Эпизод с профессором Кузьминым был написан в январе 1940 г., когда умирающий Булгаков, бывший врач, дававший некогда клятву Гиппократа, столкнулся с душевной черствостью коллег-врачей. В 1939 г., будучи в Ленинграде, Булгаков «ощутил резкую потерю зрения <…> и профессор, обследовав его глазное дно, сказал: „Ваше дело плохо…“. Эта докторская жестокость повторилась и в Москве — врачи не подавали ему надежды, говоря: „Вы же сами врач, и вы понимаете“» (Булгаков 1989: 552). Дирекция Большого театра предоставила ему возможность консультироваться у светил московской медицины (Мягков 1994) — профессоров М.Ю. Раппопорта, М.С. Вовси, Н.А. Захарова, А.А. Арендта. Е.С. Булгакова вспоминала: «…когда я в передней провожала профессора Вовси, он сказал: „Я не настаиваю <на помещении Булгакова в больницу>, так как это вопрос трех дней“. Но Миша прожил после этого полгода» (Дневник 1990: 321).

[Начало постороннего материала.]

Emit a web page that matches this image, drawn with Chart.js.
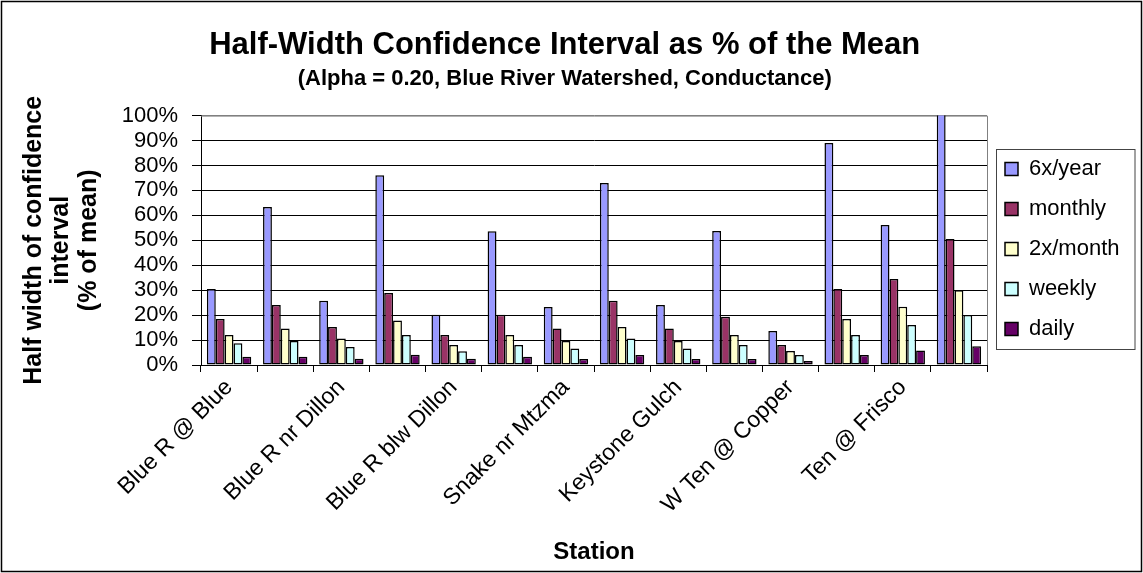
<!DOCTYPE html>
<html>
<head>
<meta charset="utf-8">
<title>Half-Width Confidence Interval as % of the Mean</title>
<script src="https://cdn.jsdelivr.net/npm/chart.js@4.4.1/dist/chart.umd.min.js"></script>
<style>
  html, body { margin: 0; padding: 0; background: #fff; }
  #chart { display: block; }
</style>
</head>
<body>
<canvas id="chart" width="1143" height="573"></canvas>
<script>
// stations (only every other name is printed on the axis)
const stations = ['Blue R @ Blue', '', 'Blue R nr Dillon', '', 'Blue R blw Dillon', '', 'Snake nr Mtzma', '',
                  'Keystone Gulch', '', 'W Ten @ Copper', '', 'Ten @ Frisco', ''];

// half-width of CI, % of mean
const sixPerYear  = [30.5, 63.4, 25.8, 76.1, 20.1, 53.6, 23.3, 73.0, 24.1, 53.7, 13.6, 89.0, 56.1, 104];
const monthly     = [18.4, 24.1, 15.2, 28.9, 12.0, 20.1, 14.6, 25.8, 14.6, 19.3, 8.0, 30.5, 34.5, 50.5];
const twoPerMonth = [12.0, 14.6, 10.6, 17.8, 8.0, 12.0, 9.6, 15.2, 9.6, 12.0, 5.6, 18.4, 23.4, 30.0];
const weekly      = [8.7, 9.6, 7.2, 12.0, 5.5, 8.0, 6.6, 10.6, 6.6, 8.0, 4.0, 12.0, 16.0, 20.0];
const daily       = [3.3, 3.3, 2.5, 4.1, 2.5, 3.3, 2.4, 4.0, 2.4, 2.4, 1.6, 4.0, 5.8, 7.5];

const seriesNames = ['6x/year', 'monthly', '2x/month', 'weekly', 'daily'];
const yTicks = [0, 10, 20, 30, 40, 50, 60, 70, 80, 90, 100];

const FONT = "'Liberation Sans', Arial, sans-serif";
const colors = ['#9999FF', '#993366', '#FFFFCC', '#CCFFFF', '#660066'];

// plot area edges in the picture
const PLOT_LEFT = 201, PLOT_RIGHT = 987, PLOT_BOTTOM = 365;

// legend width so the plot ends at PLOT_RIGHT
const legendFontSize = 22, legendBox = 13, legendPad = 18;
const mctx = document.createElement('canvas').getContext('2d');
mctx.font = legendFontSize + 'px ' + FONT;
const maxText = Math.max(...seriesNames.map(s => mctx.measureText(s).width));
const legendWidth = legendPad + legendBox + legendFontSize / 2 + maxText + 10;
const rightPad = 1143 - PLOT_RIGHT - legendWidth;

const pageFrame = {
    id: 'pageFrame',
    beforeDraw(chart) {
        const c = chart.ctx;
        c.save();
        c.fillStyle = '#fff';
        c.fillRect(0, 0, chart.width, chart.height);
        c.restore();
    },
    afterDraw(chart) {
        const c = chart.ctx;
        c.save();
        c.strokeStyle = '#000';
        c.lineWidth = 1.5;
        c.strokeRect(1.5, 1.5, chart.width - 3, chart.height - 3);
        // box round legend
        const hb = chart.legend.legendHitBoxes;
        if (hb && hb.length) {
            const top = hb[0].top - 9;
            const bottom = hb[hb.length - 1].top + hb[hb.length - 1].height + 9;
            const left = chart.legend.left + 9.5;
            c.strokeStyle = '#444';
            c.lineWidth = 1;
            c.strokeRect(left, Math.round(top) + 0.5, chart.width - 8 - left, Math.round(bottom - top));
        }
        c.restore();
    }
};

const plotFrame = {
    id: 'plotFrame',
    beforeDatasetsDraw(chart) {
        const a = chart.chartArea;
        const c = chart.ctx;
        c.save();
        c.strokeStyle = '#808080';
        c.lineWidth = 1;
        c.beginPath();
        c.moveTo(a.left, a.top + 0.5);
        c.lineTo(a.right + 0.5, a.top + 0.5);
        c.lineTo(a.right + 0.5, a.bottom);
        c.stroke();
        c.restore();
    }
};

const seriesData = [sixPerYear, monthly, twoPerMonth, weekly, daily];

new Chart(document.getElementById('chart'), {
    type: 'bar',
    data: {
        labels: stations,
        datasets: seriesNames.map((name, i) => ({
            label: name,
            data: seriesData[i],
            backgroundColor: colors[i],
            borderColor: '#000',
            borderWidth: 1.5,
            borderSkipped: false,
            barPercentage: 1.0,
            categoryPercentage: 0.79
        }))
    },
    options: {
        responsive: false,
        animation: false,
        layout: { padding: { left: 0, right: rightPad, top: 0, bottom: 0 } },
        plugins: {
            title: {
                display: true,
                text: 'Half-Width Confidence Interval as % of the Mean',
                color: '#000',
                font: { family: FONT, size: 31, weight: 'bold' },
                padding: { top: 27, bottom: 0 }
            },
            subtitle: {
                display: true,
                text: '(Alpha = 0.20, Blue River Watershed, Conductance)',
                color: '#000',
                font: { family: FONT, size: 22, weight: 'bold' },
                padding: { top: 2, bottom: 23 }
            },
            legend: {
                position: 'right',
                align: 'center',
                fullSize: false,
                title: { display: true, text: '', padding: 8, font: { size: 1 } },
                labels: {
                    color: '#000',
                    font: { family: FONT, size: legendFontSize },
                    boxWidth: legendBox,
                    boxHeight: legendBox,
                    padding: legendPad
                }
            },
            tooltip: { enabled: false }
        },
        scales: {
            x: {
                grid: {
                    display: true,
                    drawOnChartArea: false,
                    drawTicks: true,
                    tickLength: 7,
                    color: '#000',
                    offset: true
                },
                border: { color: '#000', width: 1 },
                ticks: {
                    autoSkip: false,
                    minRotation: 45,
                    maxRotation: 45,
                    padding: 2,
                    color: '#000',
                    font: { family: FONT, size: 23 },
                    callback: (v, i) => stations[i]
                },
                title: {
                    display: true,
                    text: 'Station',
                    color: '#000',
                    font: { family: FONT, size: 24, weight: 'bold' },
                    padding: { top: 0, bottom: 6 }
                },
                afterFit(scale) { scale.height = 573 - PLOT_BOTTOM; }
            },
            y: {
                min: 0,
                max: 100,
                afterBuildTicks(scale) { scale.ticks = yTicks.map(v => ({ value: v })); },
                grid: {
                    color: c => (c.tick && c.tick.value === 100 ? '#808080' : '#000'),
                    tickColor: '#000',
                    tickLength: 9,
                    drawTicks: true
                },
                border: { color: '#000', width: 1 },
                ticks: {
                    autoSkip: false,
                    padding: 14,
                    color: '#000',
                    font: { family: FONT, size: 22, lineHeight: 1.0 },
                    callback: v => v + '%'
                },
                title: {
                    display: true,
                    text: ['Half width of confidence', 'interval', '(% of mean)'],
                    color: '#000',
                    font: { family: FONT, size: 25, weight: 'bold', lineHeight: 1.1 },
                    padding: { top: 20, bottom: 0 }
                },
                afterFit(scale) { scale.width = PLOT_LEFT; }
            }
        }
    },
    plugins: [pageFrame, plotFrame]
});
</script>
</body>
</html>
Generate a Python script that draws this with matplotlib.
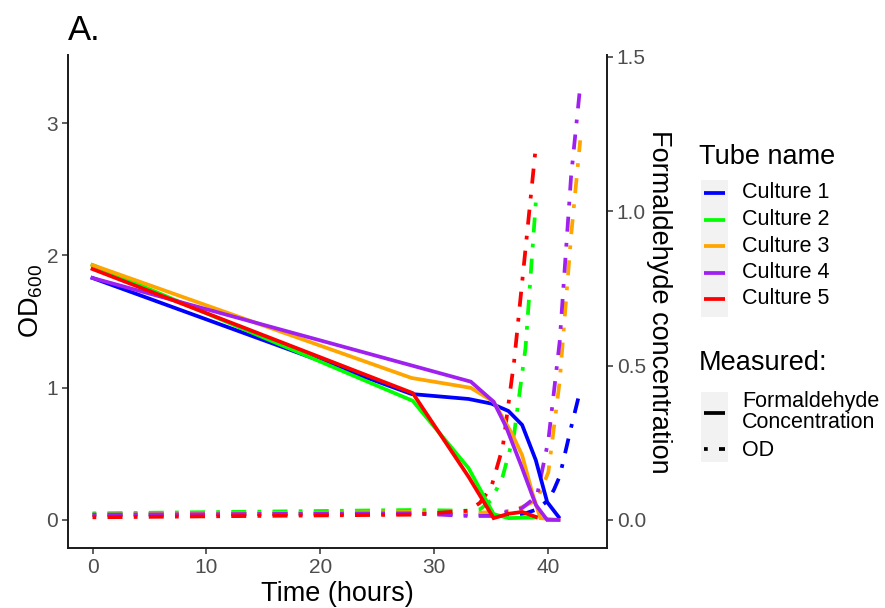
import matplotlib
matplotlib.use("Agg")
import matplotlib.pyplot as plt
from matplotlib.lines import Line2D
from matplotlib.patches import Rectangle

plt.rcParams['font.family'] = ['Liberation Sans', 'DejaVu Sans']
plt.rcParams['mathtext.fontset'] = 'custom'
plt.rcParams['mathtext.rm'] = 'Liberation Sans'
plt.rcParams['mathtext.it'] = 'Liberation Sans:italic'

# ---------------- data ----------------
cultures = ["Culture 1", "Culture 2", "Culture 3", "Culture 4", "Culture 5"]
colors = ["#0000FF", "#00FF00", "#FFA500", "#A020F0", "#FF0000"]

# Formaldehyde concentration (right axis)
c1_t_form = [0, 28, 33, 35, 36.5, 37.7, 38.9, 39.9, 40.9]
c1_form = [0.784, 0.408, 0.392, 0.377, 0.353, 0.308, 0.194, 0.058, 0.01]
c2_t_form = [0, 28.1, 33, 35.2, 36.5, 38.9]
c2_form = [0.826, 0.386, 0.168, 0.019, 0.006, 0.008]
c3_t_form = [0, 28, 33.2, 35.2, 36.8, 37.7, 38.6, 39.3, 40.9]
c3_form = [0.826, 0.46, 0.428, 0.383, 0.28, 0.21, 0.087, 0.006, 0.0]
c4_t_form = [0, 33.2, 35.2, 36.3, 37.6, 38.9, 39.9, 40.9]
c4_form = [0.784, 0.448, 0.383, 0.301, 0.178, 0.049, 0.0, 0.0]
c5_t_form = [0, 28.1, 33, 35.2, 36.5, 37.7, 38.9]
c5_form = [0.813, 0.411, 0.14, 0.006, 0.02, 0.026, 0.01]

# OD600 (left axis)
c1_t_od = [0, 28, 33, 37, 38, 39, 40, 40.5, 41, 42, 42.8]
c1_od = [0.04, 0.05, 0.04, 0.04, 0.05, 0.08, 0.15, 0.23, 0.33, 0.70, 0.98]
c2_t_od = [0, 28, 33, 34, 35, 36, 37, 38, 38.9]
c2_od = [0.05, 0.075, 0.07, 0.08, 0.15, 0.33, 0.65, 1.30, 2.40]
c3_t_od = [0, 28, 33, 37, 38, 39, 40, 41, 42, 42.8]
c3_od = [0.04, 0.06, 0.05, 0.07, 0.11, 0.15, 0.36, 1.05, 2.15, 2.87]
c4_t_od = [0, 28, 33, 35, 36.3, 37.7, 39, 40, 41, 42, 42.8]
c4_od = [0.04, 0.05, 0.03, 0.03, 0.06, 0.09, 0.18, 0.60, 1.35, 2.60, 3.28]
c5_t_od = [0, 28, 33, 34, 35, 36, 37, 38, 38.9]
c5_od = [0.02, 0.04, 0.07, 0.13, 0.25, 0.55, 1.20, 2.05, 2.82]

t_form = [c1_t_form, c2_t_form, c3_t_form, c4_t_form, c5_t_form]
form = [c1_form, c2_form, c3_form, c4_form, c5_form]
t_od = [c1_t_od, c2_t_od, c3_t_od, c4_t_od, c5_t_od]
od = [c1_od, c2_od, c3_od, c4_od, c5_od]

x_ticks = [0, 10, 20, 30, 40]
od_ticks = [0, 1, 2, 3]
form_ticks = [0.0, 0.5, 1.0, 1.5]

# ---------------- figure ----------------
W, H = 885, 608
fig = plt.figure(figsize=(W / 100, H / 100), dpi=100)
ax_l, ax_r, ax_b, ax_t = 68, 607, 548, 55
ax = fig.add_axes([ax_l / W, 1 - ax_b / H, (ax_r - ax_l) / W, (ax_b - ax_t) / H])
ax2 = ax.twinx()

od_lim = (-0.212, 3.515)
ratio = 3.0 / 7.0
ax.set_xlim(-2.15, 45.15)
ax.set_ylim(*od_lim)
ax2.set_ylim(od_lim[0] * ratio, od_lim[1] * ratio)

LW = 2.7
dotdash = (0, (1, 3, 4, 3))
for i in range(5):
    ax.plot(t_od[i], od[i], color=colors[i], lw=LW, linestyle=dotdash,
            dash_capstyle='butt', zorder=3)
for i in range(5):
    ax2.plot(t_form[i], form[i], color=colors[i], lw=LW, solid_joinstyle='miter',
             zorder=3)

tick_col = '#4D4D4D'
for a in (ax, ax2):
    for s in a.spines.values():
        s.set_linewidth(1.4)
        s.set_color('#1a1a1a')
    a.spines['top'].set_visible(False)
    a.tick_params(length=4, width=1.1, color='#333333', labelsize=15,
                  labelcolor=tick_col, pad=3)
ax.spines['right'].set_visible(False)
ax2.spines['left'].set_visible(False)
ax2.spines['bottom'].set_visible(False)

ax.set_xticks(x_ticks)
ax.set_xticklabels([str(v) for v in x_ticks])
ax.set_yticks(od_ticks)
ax.set_yticklabels([str(v) for v in od_ticks])
ax2.set_yticks(form_ticks)
ax2.set_yticklabels([f"{v:.1f}" for v in form_ticks])

ax.set_xlabel("Time (hours)", fontsize=19.5, labelpad=3)
ax.set_ylabel("OD$_{600}$", fontsize=19.5, labelpad=1)
ax2.set_ylabel("Formaldehyde concentration", fontsize=19.5, rotation=-90,
               labelpad=19)

fig.text(68 / W, 1 - 31 / H, "A.", fontsize=25, va='center', ha='left')

# ---------------- legends (manual, ggplot-like) ----------------
def fx(px):
    return px / W

def fy(py):
    return 1 - py / H

fig.text(fx(699), fy(157), "Tube name", fontsize=19.5, va='center', ha='left')
fig.add_artist(Rectangle((fx(701), fy(317)), fx(728) - fx(701), fy(180) - fy(317),
                         transform=fig.transFigure, facecolor='#F2F2F2',
                         edgecolor='none'))
ys = [193, 219.5, 246, 272.5, 299]
for i, name in enumerate(cultures):
    fig.add_artist(Line2D([fx(704), fx(725)], [fy(ys[i])] * 2, color=colors[i],
                          lw=LW, transform=fig.transFigure, solid_capstyle='butt'))
    fig.text(fx(742), fy(ys[i]), name, fontsize=15.5, va='center', ha='left')

fig.text(fx(699), fy(363), "Measured:", fontsize=19.5, va='center', ha='left')
fig.add_artist(Rectangle((fx(701), fy(462)), fx(728) - fx(701), fy(392) - fy(462),
                         transform=fig.transFigure, facecolor='#F2F2F2',
                         edgecolor='none'))
fig.add_artist(Line2D([fx(704), fx(725)], [fy(413)] * 2, color='black', lw=LW,
                      transform=fig.transFigure, solid_capstyle='butt'))
fig.add_artist(Line2D([fx(704), fx(725)], [fy(449)] * 2, color='black', lw=LW,
                      linestyle=dotdash, transform=fig.transFigure,
                      dash_capstyle='butt'))
fig.text(fx(742), fy(412), "Formaldehyde\nConcentration", fontsize=15.5,
         va='center', ha='left', linespacing=0.95)
fig.text(fx(742), fy(451), "OD", fontsize=15.5, va='center', ha='left')

fig.savefig("out.png", dpi=100, facecolor='white')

Незадолго до создания эпизода с профессором Кузьминым Булгаков пишет своему другу А. Гдешинскому в Киев: «…к концу жизни пришлось пережить еще одно разочарование — во врачах-терапевтах. Не назову их убийцами, это было бы слишком жестоко, но гастролерами, халтурщиками и бездарностями охотно назову» (Булгаков 1989: 481). Эта предсмертная горечь писателя и окрашивает рассматриваемый эпизод, объясняя суровость наказания самоуверенного профессора.